-- BEGIN Recorded data --

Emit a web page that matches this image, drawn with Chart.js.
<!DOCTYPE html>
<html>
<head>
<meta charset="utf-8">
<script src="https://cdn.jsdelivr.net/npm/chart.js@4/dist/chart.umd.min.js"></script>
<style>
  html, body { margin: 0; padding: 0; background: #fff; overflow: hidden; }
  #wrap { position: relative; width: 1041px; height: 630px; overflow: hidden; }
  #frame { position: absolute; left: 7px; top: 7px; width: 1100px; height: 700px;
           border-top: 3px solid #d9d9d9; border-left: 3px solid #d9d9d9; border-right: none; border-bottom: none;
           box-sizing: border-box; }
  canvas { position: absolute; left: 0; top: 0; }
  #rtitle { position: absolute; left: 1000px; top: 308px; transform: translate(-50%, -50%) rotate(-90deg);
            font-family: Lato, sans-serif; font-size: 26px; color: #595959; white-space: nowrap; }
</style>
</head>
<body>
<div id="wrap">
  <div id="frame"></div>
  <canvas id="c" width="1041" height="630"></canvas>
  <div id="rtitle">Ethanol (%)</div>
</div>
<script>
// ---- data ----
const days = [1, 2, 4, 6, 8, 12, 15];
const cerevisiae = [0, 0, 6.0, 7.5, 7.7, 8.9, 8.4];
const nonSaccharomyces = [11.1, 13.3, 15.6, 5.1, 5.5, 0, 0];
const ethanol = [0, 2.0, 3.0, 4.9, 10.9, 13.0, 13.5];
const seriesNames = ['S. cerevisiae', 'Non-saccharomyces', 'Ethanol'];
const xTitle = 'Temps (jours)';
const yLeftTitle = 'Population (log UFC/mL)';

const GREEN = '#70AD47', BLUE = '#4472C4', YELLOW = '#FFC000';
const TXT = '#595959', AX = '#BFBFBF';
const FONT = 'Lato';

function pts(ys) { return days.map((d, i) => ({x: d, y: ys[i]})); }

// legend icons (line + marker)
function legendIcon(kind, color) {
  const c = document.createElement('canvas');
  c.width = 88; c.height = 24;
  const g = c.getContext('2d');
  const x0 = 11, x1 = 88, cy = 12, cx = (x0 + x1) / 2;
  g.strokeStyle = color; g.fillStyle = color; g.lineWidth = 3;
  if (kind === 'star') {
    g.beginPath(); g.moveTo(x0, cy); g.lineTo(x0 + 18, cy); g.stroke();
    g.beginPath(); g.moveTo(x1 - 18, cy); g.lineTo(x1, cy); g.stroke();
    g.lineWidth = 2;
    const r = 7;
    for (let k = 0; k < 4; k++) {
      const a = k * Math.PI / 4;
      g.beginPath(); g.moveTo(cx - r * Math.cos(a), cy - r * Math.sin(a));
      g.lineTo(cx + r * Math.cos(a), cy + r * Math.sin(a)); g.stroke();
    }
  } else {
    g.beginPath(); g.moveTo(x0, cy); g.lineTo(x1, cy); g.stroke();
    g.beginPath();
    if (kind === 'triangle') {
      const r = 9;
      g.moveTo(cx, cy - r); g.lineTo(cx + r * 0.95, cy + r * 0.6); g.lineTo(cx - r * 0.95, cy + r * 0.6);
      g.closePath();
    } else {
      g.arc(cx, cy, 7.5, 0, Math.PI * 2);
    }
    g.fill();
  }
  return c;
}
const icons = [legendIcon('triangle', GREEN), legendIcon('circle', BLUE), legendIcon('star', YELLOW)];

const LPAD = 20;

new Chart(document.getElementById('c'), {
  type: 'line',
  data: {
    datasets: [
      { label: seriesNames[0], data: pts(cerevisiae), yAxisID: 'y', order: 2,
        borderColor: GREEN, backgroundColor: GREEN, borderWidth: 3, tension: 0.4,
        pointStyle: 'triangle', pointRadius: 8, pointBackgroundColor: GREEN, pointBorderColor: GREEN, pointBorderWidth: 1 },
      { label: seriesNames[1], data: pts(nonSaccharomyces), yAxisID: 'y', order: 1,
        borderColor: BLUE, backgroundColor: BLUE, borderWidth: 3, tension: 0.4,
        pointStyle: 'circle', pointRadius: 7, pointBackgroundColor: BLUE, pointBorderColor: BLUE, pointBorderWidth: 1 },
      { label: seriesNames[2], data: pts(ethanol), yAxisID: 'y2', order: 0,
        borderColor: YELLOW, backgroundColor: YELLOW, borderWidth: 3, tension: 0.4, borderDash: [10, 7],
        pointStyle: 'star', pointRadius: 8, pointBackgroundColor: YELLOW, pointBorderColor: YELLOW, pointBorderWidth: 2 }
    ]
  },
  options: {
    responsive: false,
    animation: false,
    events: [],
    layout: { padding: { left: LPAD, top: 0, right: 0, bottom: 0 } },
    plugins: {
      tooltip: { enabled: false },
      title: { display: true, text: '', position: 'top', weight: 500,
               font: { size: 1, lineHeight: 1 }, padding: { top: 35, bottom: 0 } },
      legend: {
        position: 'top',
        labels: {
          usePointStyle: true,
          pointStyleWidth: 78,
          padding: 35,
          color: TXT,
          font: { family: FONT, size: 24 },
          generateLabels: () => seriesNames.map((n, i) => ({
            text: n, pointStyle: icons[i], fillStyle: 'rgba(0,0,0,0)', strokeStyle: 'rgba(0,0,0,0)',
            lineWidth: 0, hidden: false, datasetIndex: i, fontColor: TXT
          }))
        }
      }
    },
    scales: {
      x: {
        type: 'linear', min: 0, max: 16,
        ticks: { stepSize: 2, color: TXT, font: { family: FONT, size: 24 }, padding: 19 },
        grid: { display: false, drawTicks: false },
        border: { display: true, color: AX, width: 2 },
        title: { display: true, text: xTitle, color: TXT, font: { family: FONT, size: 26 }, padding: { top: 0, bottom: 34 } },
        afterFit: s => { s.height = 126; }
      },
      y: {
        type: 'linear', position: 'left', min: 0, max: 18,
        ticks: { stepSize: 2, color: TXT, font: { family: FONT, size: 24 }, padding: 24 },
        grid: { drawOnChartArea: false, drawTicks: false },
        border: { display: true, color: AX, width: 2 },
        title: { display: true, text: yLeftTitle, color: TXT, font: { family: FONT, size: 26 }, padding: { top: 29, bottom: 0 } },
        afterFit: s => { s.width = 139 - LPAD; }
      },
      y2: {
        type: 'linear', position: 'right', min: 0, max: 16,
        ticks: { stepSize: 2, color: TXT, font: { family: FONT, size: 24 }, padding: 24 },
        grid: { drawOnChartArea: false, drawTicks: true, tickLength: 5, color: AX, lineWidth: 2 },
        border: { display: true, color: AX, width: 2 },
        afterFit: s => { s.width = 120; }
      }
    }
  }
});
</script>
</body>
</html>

-- END Recorded data --

Given exercise
Copy out the data shown above without altering anything.

Answer to this task
Emit a web page that matches this image, drawn with Chart.js.
<!DOCTYPE html>
<html>
<head>
<meta charset="utf-8">
<script src="https://cdn.jsdelivr.net/npm/chart.js@4/dist/chart.umd.min.js"></script>
<style>
  html, body { margin: 0; padding: 0; background: #fff; overflow: hidden; }
  #wrap { position: relative; width: 1041px; height: 630px; overflow: hidden; }
  #frame { position: absolute; left: 7px; top: 7px; width: 1100px; height: 700px;
           border-top: 3px solid #d9d9d9; border-left: 3px solid #d9d9d9; border-right: none; border-bottom: none;
           box-sizing: border-box; }
  canvas { position: absolute; left: 0; top: 0; }
  #rtitle { position: absolute; left: 1000px; top: 308px; transform: translate(-50%, -50%) rotate(-90deg);
            font-family: Lato, sans-serif; font-size: 26px; color: #595959; white-space: nowrap; }
</style>
</head>
<body>
<div id="wrap">
  <div id="frame"></div>
  <canvas id="c" width="1041" height="630"></canvas>
  <div id="rtitle">Ethanol (%)</div>
</div>
<script>
// ---- data ----
const days = [1, 2, 4, 6, 8, 12, 15];
const cerevisiae = [0, 0, 6.0, 7.5, 7.7, 8.9, 8.4];
const nonSaccharomyces = [11.1, 13.3, 15.6, 5.1, 5.5, 0, 0];
const ethanol = [0, 2.0, 3.0, 4.9, 10.9, 13.0, 13.5];
const seriesNames = ['S. cerevisiae', 'Non-saccharomyces', 'Ethanol'];
const xTitle = 'Temps (jours)';
const yLeftTitle = 'Population (log UFC/mL)';

const GREEN = '#70AD47', BLUE = '#4472C4', YELLOW = '#FFC000';
const TXT = '#595959', AX = '#BFBFBF';
const FONT = 'Lato';

function pts(ys) { return days.map((d, i) => ({x: d, y: ys[i]})); }

// legend icons (line + marker)
function legendIcon(kind, color) {
  const c = document.createElement('canvas');
  c.width = 88; c.height = 24;
  const g = c.getContext('2d');
  const x0 = 11, x1 = 88, cy = 12, cx = (x0 + x1) / 2;
  g.strokeStyle = color; g.fillStyle = color; g.lineWidth = 3;
  if (kind === 'star') {
    g.beginPath(); g.moveTo(x0, cy); g.lineTo(x0 + 18, cy); g.stroke();
    g.beginPath(); g.moveTo(x1 - 18, cy); g.lineTo(x1, cy); g.stroke();
    g.lineWidth = 2;
    const r = 7;
    for (let k = 0; k < 4; k++) {
      const a = k * Math.PI / 4;
      g.beginPath(); g.moveTo(cx - r * Math.cos(a), cy - r * Math.sin(a));
      g.lineTo(cx + r * Math.cos(a), cy + r * Math.sin(a)); g.stroke();
    }
  } else {
    g.beginPath(); g.moveTo(x0, cy); g.lineTo(x1, cy); g.stroke();
    g.beginPath();
    if (kind === 'triangle') {
      const r = 9;
      g.moveTo(cx, cy - r); g.lineTo(cx + r * 0.95, cy + r * 0.6); g.lineTo(cx - r * 0.95, cy + r * 0.6);
      g.closePath();
    } else {
      g.arc(cx, cy, 7.5, 0, Math.PI * 2);
    }
    g.fill();
  }
  return c;
}
const icons = [legendIcon('triangle', GREEN), legendIcon('circle', BLUE), legendIcon('star', YELLOW)];

const LPAD = 20;

new Chart(document.getElementById('c'), {
  type: 'line',
  data: {
    datasets: [
      { label: seriesNames[0], data: pts(cerevisiae), yAxisID: 'y', order: 2,
        borderColor: GREEN, backgroundColor: GREEN, borderWidth: 3, tension: 0.4,
        pointStyle: 'triangle', pointRadius: 8, pointBackgroundColor: GREEN, pointBorderColor: GREEN, pointBorderWidth: 1 },
      { label: seriesNames[1], data: pts(nonSaccharomyces), yAxisID: 'y', order: 1,
        borderColor: BLUE, backgroundColor: BLUE, borderWidth: 3, tension: 0.4,
        pointStyle: 'circle', pointRadius: 7, pointBackgroundColor: BLUE, pointBorderColor: BLUE, pointBorderWidth: 1 },
      { label: seriesNames[2], data: pts(ethanol), yAxisID: 'y2', order: 0,
        borderColor: YELLOW, backgroundColor: YELLOW, borderWidth: 3, tension: 0.4, borderDash: [10, 7],
        pointStyle: 'star', pointRadius: 8, pointBackgroundColor: YELLOW, pointBorderColor: YELLOW, pointBorderWidth: 2 }
    ]
  },
  options: {
    responsive: false,
    animation: false,
    events: [],
    layout: { padding: { left: LPAD, top: 0, right: 0, bottom: 0 } },
    plugins: {
      tooltip: { enabled: false },
      title: { display: true, text: '', position: 'top', weight: 500,
               font: { size: 1, lineHeight: 1 }, padding: { top: 35, bottom: 0 } },
      legend: {
        position: 'top',
        labels: {
          usePointStyle: true,
          pointStyleWidth: 78,
          padding: 35,
          color: TXT,
          font: { family: FONT, size: 24 },
          generateLabels: () => seriesNames.map((n, i) => ({
            text: n, pointStyle: icons[i], fillStyle: 'rgba(0,0,0,0)', strokeStyle: 'rgba(0,0,0,0)',
            lineWidth: 0, hidden: false, datasetIndex: i, fontColor: TXT
          }))
        }
      }
    },
    scales: {
      x: {
        type: 'linear', min: 0, max: 16,
        ticks: { stepSize: 2, color: TXT, font: { family: FONT, size: 24 }, padding: 19 },
        grid: { display: false, drawTicks: false },
        border: { display: true, color: AX, width: 2 },
        title: { display: true, text: xTitle, color: TXT, font: { family: FONT, size: 26 }, padding: { top: 0, bottom: 34 } },
        afterFit: s => { s.height = 126; }
      },
      y: {
        type: 'linear', position: 'left', min: 0, max: 18,
        ticks: { stepSize: 2, color: TXT, font: { family: FONT, size: 24 }, padding: 24 },
        grid: { drawOnChartArea: false, drawTicks: false },
        border: { display: true, color: AX, width: 2 },
        title: { display: true, text: yLeftTitle, color: TXT, font: { family: FONT, size: 26 }, padding: { top: 29, bottom: 0 } },
        afterFit: s => { s.width = 139 - LPAD; }
      },
      y2: {
        type: 'linear', position: 'right', min: 0, max: 16,
        ticks: { stepSize: 2, color: TXT, font: { family: FONT, size: 24 }, padding: 24 },
        grid: { drawOnChartArea: false, drawTicks: true, tickLength: 5, color: AX, lineWidth: 2 },
        border: { display: true, color: AX, width: 2 },
        afterFit: s => { s.width = 120; }
      }
    }
  }
});
</script>
</body>
</html>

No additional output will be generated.